What Do Students Expect: 7 Things All Teachers Should Know

What Do Students Expect- 7 Things All Teachers Should Know

What Do Students Expect- 7 Things All Teachers Should Know

Being a thoughtful practitioner is an essential trait of an effective educator. Understanding, listening, and valuing students’ voices are all skills good professionals explore and develop.

At the beginning of the school year teachers often share with students the expectations they have. Teachers let the students know exactly what rules, procedures, routines, and the high goals s/he has set. But how often do teachers listen to the students’ expectations of them?

Sometimes it is hard to hear what students think of us as classroom leaders. I believe there is a partnership in any classroom, and that partnership should be respected and valued on both ends. I also believe in student voice, and I think it is only fair that there is a discussion about teacher AND student expectations in the classroom.

A few years ago a friend of mine posted on Facebook an image from her Pintrest. It was an image of questions and students used sticky notes to answer each question. I love back to school activities and sticky notes so this seemed like a perfect activity.

I posted the questions, the students had a certain time in which to answer any and/or all the questions they wanted, and then we discussed. I changed some of the questions to include: What can you do to keep your Dear Teacher happy? What are your goal(s) this year? What shouldn’t students do in our classroom? What do you expect Ms. P to do to help you succeed?

It was the last question that garnered responses that surprised me the most; it also received the most responses compared to the other questions. Every time I did this activity that question was answered the most. Students gave really good answers too. Don’t get me wrong, I got obvious things like be fun, no homework, and free A’s, but most responses were surprisingly thoughtful.

I decided to do this activity with the science method students I taught at a local college. I found that my undergrads and 4th grade students both shared pretty much the exact same expectations of me as an educator. Both young and older students wanted the same thing from their teacher.

I’ve collected the data and crunched the numbers. I know what students want

K. Renae P.’s Official Guide of What Students Want

7. Don’t make us feel dumb.


6.  Let us know what you want us to do and be clear about it.

Video via Movie Clips

Begin with the end in mind.  Don’t wait until the end of a unit to figure out how you want to evaluate your students. – Great Advice from K. Renae P.

 5. Do what you say you are going to do.

What had happened was

Broken promises are the worst kind of promises.K. Renae P.

 4. If something is going to change, let us know.

Clip from The Wedding Singer

 3. Help us when we need it.


 2. Give us our work back in a timely manner. Tell us something we did wrong and right. Don’t make a big deal about us being wrong.


 1. Be fair to all of us.


Life may not be fair, but your classroom should be. Students understand that fair doesn’t necessarily mean equal. They may not always like it, but they understand. Fair is fair. Students want teachers who are equitable, clear, helpful, caring, timely, and demonstrate integrity.
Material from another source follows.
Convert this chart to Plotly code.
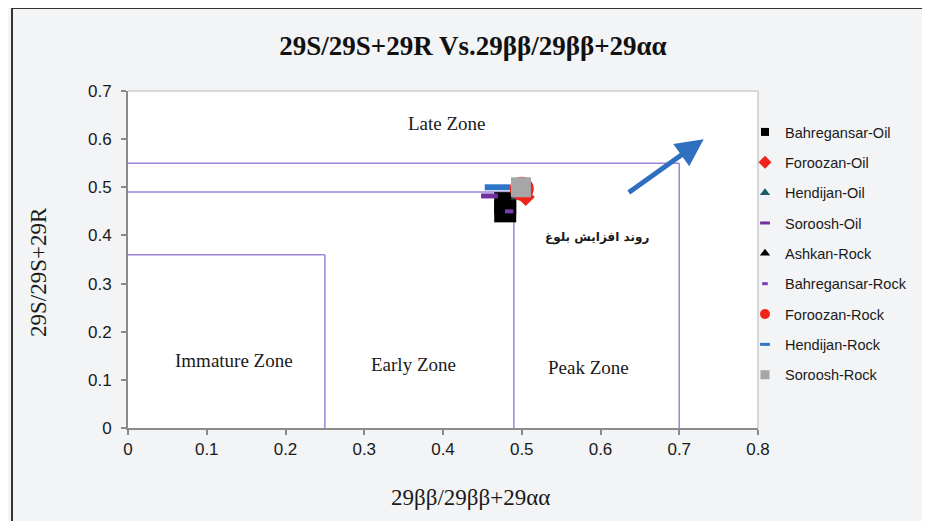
import plotly.graph_objects as go

# ---- data ----
series_names = ["Bahregansar-Oil", "Foroozan-Oil", "Hendijan-Oil", "Soroosh-Oil",
                "Ashkan-Rock", "Bahregansar-Rock", "Foroozan-Rock", "Hendijan-Rock", "Soroosh-Rock"]
bahregansar_oil_x = [0.479, 0.479]
bahregansar_oil_y = [0.467, 0.450]
foroozan_oil_x = [0.505]
foroozan_oil_y = [0.480]
hendijan_oil_x = [0.496]
hendijan_oil_y = [0.482]
soroosh_oil_x = [0.459]
soroosh_oil_y = [0.482]
ashkan_rock_x = [0.479]
ashkan_rock_y = [0.455]
bahregansar_rock_x = [0.484]
bahregansar_rock_y = [0.450]
foroozan_rock_x = [0.500]
foroozan_rock_y = [0.497]
hendijan_rock_x = [0.469]
hendijan_rock_y = [0.500]
soroosh_rock_x = [0.499]
soroosh_rock_y = [0.500]

# zone boundaries
zone_x = [0.25, 0.49, 0.70]
zone_y = [0.36, 0.49, 0.55]
zone_labels = ["Immature Zone", "Early Zone", "Peak Zone", "Late Zone"]
zone_label_x = [0.134, 0.362, 0.585, 0.405]
zone_label_y = [0.141, 0.131, 0.126, 0.632]

x_ticks = [0, 0.1, 0.2, 0.3, 0.4, 0.5, 0.6, 0.7, 0.8]
y_ticks = [0, 0.1, 0.2, 0.3, 0.4, 0.5, 0.6, 0.7]

arrow_tail = (0.634, 0.487)
arrow_head = (0.731, 0.600)
trend_label = "روند افزایش بلوغ"
trend_pos = (0.595, 0.395)

series_x = [bahregansar_oil_x, foroozan_oil_x, hendijan_oil_x, soroosh_oil_x, ashkan_rock_x,
            bahregansar_rock_x, foroozan_rock_x, hendijan_rock_x, soroosh_rock_x]
series_y = [bahregansar_oil_y, foroozan_oil_y, hendijan_oil_y, soroosh_oil_y, ashkan_rock_y,
            bahregansar_rock_y, foroozan_rock_y, hendijan_rock_y, soroosh_rock_y]

# ---- styles ----
styles = [
    dict(symbol="square", size=22, color="#000000", lsize=8),
    dict(symbol="diamond", size=14, color="#f2231b", lsize=10),
    dict(symbol="triangle-up", size=14, color="#1f5a68", lsize=9),
    dict(symbol="line-ew", size=12, color="#7030a0", lw=5, lsize=7, llw=3),
    dict(symbol="triangle-up", size=14, color="#000000", lsize=9),
    dict(symbol="line-ew", size=6, color="#7a3db0", lw=4, lsize=4, llw=3),
    dict(symbol="circle", size=24, color="#f2231b", lsize=10),
    dict(symbol="line-ew", size=18, color="#2e75c9", lw=6, lsize=7, llw=3),
    dict(symbol="square", size=20, color="#a6a6a6", lsize=9),
]

PURPLE = "#9d86d8"
OFF = 8  # page body margin
W, H = 930 - OFF, 521 - OFF
L, R, T, B = 128 - OFF, 930 - 758, 91 - OFF, 521 - 428
PW, PH = W - L - R, H - T - B

def px(x):  # target page pixel -> paper
    return (x - 128) / PW

def py(y):
    return (428 - y) / PH

fig = go.Figure()
for i, name in enumerate(series_names):
    st = styles[i]
    marker = dict(symbol=st["symbol"], size=st["size"], color=st["color"])
    if st["symbol"].startswith("line"):
        marker["line"] = dict(color=st["color"], width=st["lw"])
    else:
        marker["line"] = dict(width=0)
    fig.add_trace(go.Scatter(x=series_x[i], y=series_y[i], mode="markers", name=name,
                             marker=marker, showlegend=False, cliponaxis=False))
# legend entries (small legend symbols as in the original)
for i, name in enumerate(series_names):
    st = styles[i]
    marker = dict(symbol=st["symbol"], size=st["lsize"], color=st["color"])
    if st["symbol"].startswith("line"):
        marker["line"] = dict(color=st["color"], width=st["llw"])
    else:
        marker["line"] = dict(width=0)
    fig.add_trace(go.Scatter(x=[None], y=[None], mode="markers", name=name,
                             marker=marker, legendgroup=name, showlegend=True))

shapes = []
for zx, zy in zip(zone_x, zone_y):
    shapes.append(dict(type="line", xref="x", yref="y", x0=zx, x1=zx, y0=0, y1=zy,
                       line=dict(color=PURPLE, width=1.5), layer="below"))
    shapes.append(dict(type="line", xref="x", yref="y", x0=0, x1=zx, y0=zy, y1=zy,
                       line=dict(color=PURPLE, width=1.5), layer="below"))
shapes.append(dict(type="line", xref="paper", yref="paper", x0=0, x1=1, y0=1, y1=1,
                   line=dict(color="#cccccc", width=1.5)))
shapes.append(dict(type="line", xref="paper", yref="paper", x0=1, x1=1, y0=0, y1=1,
                   line=dict(color="#cccccc", width=1.5)))
shapes.append(dict(type="rect", xref="paper", yref="paper", x0=px(926), x1=px(945), y0=py(540), y1=py(-20),
                   fillcolor="white", line=dict(width=0)))
shapes.append(dict(type="rect", xref="paper", yref="paper", x0=px(12), x1=px(925), y0=py(540), y1=py(8),
                   line=dict(color="#333333", width=2)))

annotations = []
for lab, lx, ly in zip(zone_labels, zone_label_x, zone_label_y):
    annotations.append(dict(x=lx, y=ly, xref="x", yref="y", text=lab, showarrow=False,
                            font=dict(family="Liberation Serif", size=19, color="#1a1a1a")))
annotations.append(dict(x=trend_pos[0], y=trend_pos[1], xref="x", yref="y", text="<b>" + trend_label + "</b>",
                        showarrow=False, font=dict(family="DejaVu Sans", size=12, color="#1a1a1a")))
annotations.append(dict(x=arrow_head[0], y=arrow_head[1], ax=arrow_tail[0], ay=arrow_tail[1],
                        xref="x", yref="y", axref="x", ayref="y", text="", showarrow=True,
                        arrowhead=2, arrowsize=1.1, arrowwidth=5, arrowcolor="#2f6fbf"))
annotations.append(dict(x=px(470), y=py(497), xref="paper", yref="paper", text="29ββ/29ββ+29αα",
                        xanchor="center", yanchor="middle",
                        showarrow=False, font=dict(family="Liberation Serif", size=23, color="#1a1a1a")))
annotations.append(dict(x=px(38), y=py(272), xref="paper", yref="paper", text="29S/29S+29R",
                        textangle=-90, showarrow=False, xanchor="center", yanchor="middle",
                        font=dict(family="Liberation Serif", size=23, color="#1a1a1a")))

fig.update_layout(
    width=W, height=H,
    margin=dict(l=L, r=R, t=T, b=B, pad=0),
    paper_bgcolor="#f3f4f6", plot_bgcolor="white",
    title=dict(text="<b>29S/29S+29R Vs.29ββ/29ββ+29αα</b>", x=(473 - OFF) / W, xref="container",
               y=1 - (46 - OFF) / H, yref="container", xanchor="center", yanchor="middle",
               font=dict(family="Liberation Serif", size=27, color="#111111")),
    xaxis=dict(range=[0, 0.8], tickvals=x_ticks, ticktext=[f"{v:g}" for v in x_ticks],
               showgrid=False, zeroline=False, showline=True, linecolor="#8a8a8a", linewidth=2,
               ticks="outside", ticklen=5, tickcolor="#8a8a8a", tickwidth=1.5,
               tickfont=dict(family="Liberation Sans", size=17, color="#1a1a1a")),
    yaxis=dict(range=[0, 0.7], tickvals=y_ticks, ticktext=[f"{v:g}" for v in y_ticks],
               showgrid=False, zeroline=False, showline=True, linecolor="#8a8a8a", linewidth=2,
               ticks="outside", ticklen=5, tickcolor="#8a8a8a", tickwidth=1.5, ticklabelstandoff=6,
               tickfont=dict(family="Liberation Sans", size=17, color="#1a1a1a")),
    legend=dict(x=px(745), y=py(116), xanchor="left", yanchor="top", bgcolor="rgba(0,0,0,0)",
                itemsizing="trace", tracegroupgap=8.5,
                font=dict(family="Liberation Sans", size=14.5, color="#1a1a1a")),
    shapes=shapes, annotations=annotations, showlegend=True,
)

fig.write_html("out.html")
Not a lot to ask really.

If you are in any learning environment, what do you expect of your teacher?

7 thoughts on “What Do Students Expect: 7 Things All Teachers Should Know

  1. This is excellent advice, and much-needed for all of us as we go back to school! I’m going to have to look back over this during the first days of school as I shift back to teacher mode. Sometimes I worry about going all Snape-y.

    • Hahaha!

      I just found that we all try a little harder since we all were honest agreed on expectations. We also forgive better. It really was something small that helped out my relationship with my students.
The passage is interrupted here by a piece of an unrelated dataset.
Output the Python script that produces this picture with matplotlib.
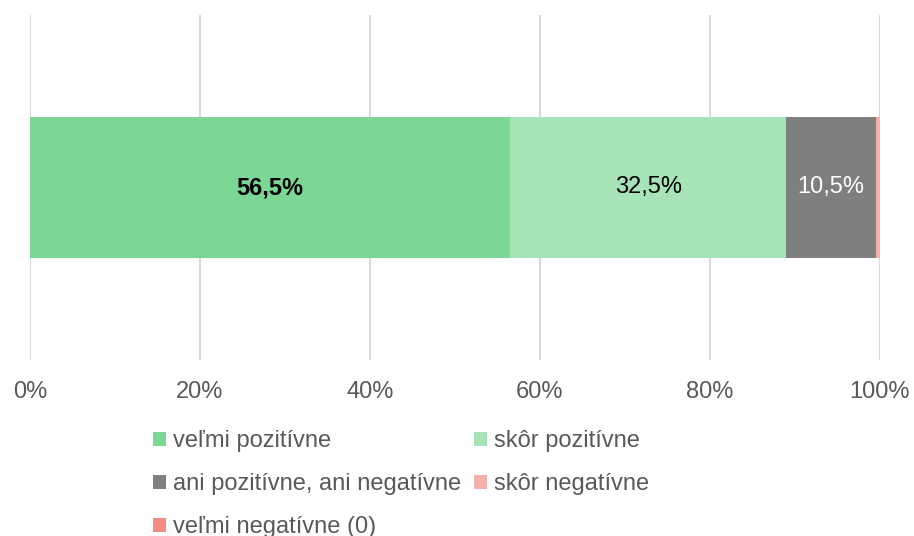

      I still get a little Snape-y and and they get Draco Malfoy-y or Bellatrix Lestrange-y. That’s how it rolls sometimes, but it works out in the end. Classroom life is hard yo! 🙂

  2. I really like #7. Time and time again when I was in school, I’d be afraid to make mistakes, to really try something and challenge myself because I was worried about looking dumb. A few times, teachers would really pick on me if I made a mistake, and it usually just made me less likely to participate. (But I was generally a pretty snotty, smarty-pants who wasn’t undeserving of that kind of treatment.) By the time I was in high school, I was just keeping my head down, doing my assignments to the letter and getting my good grades. I graduated, but it wasn’t fun, and I didn’t really learn a whole lot about myself or my peers.

    It wasn’t until college when I found myself in an environment where I was encouraged to try new things, even if they were doomed to fail. One of my favorite comments that I got on a paper from a professor was “I really like what you tried to do with this essay. It didn’t work, but…”

    • Absolutely. You are 100% right.

      Students can (and should) receive criticism as long as it is constructive. I’m not saying coddle. I’m saying don’t be a jerk. I’m glad you finally found an environment you felt safe to make mistakes. I just hate it happened in college.

    • Because of this activity I became more aware of my body language. Many of young and old students said it wasn’t always what the teacher said but how s/he said it. I get that.

      We don’t think about these things, but the kids do.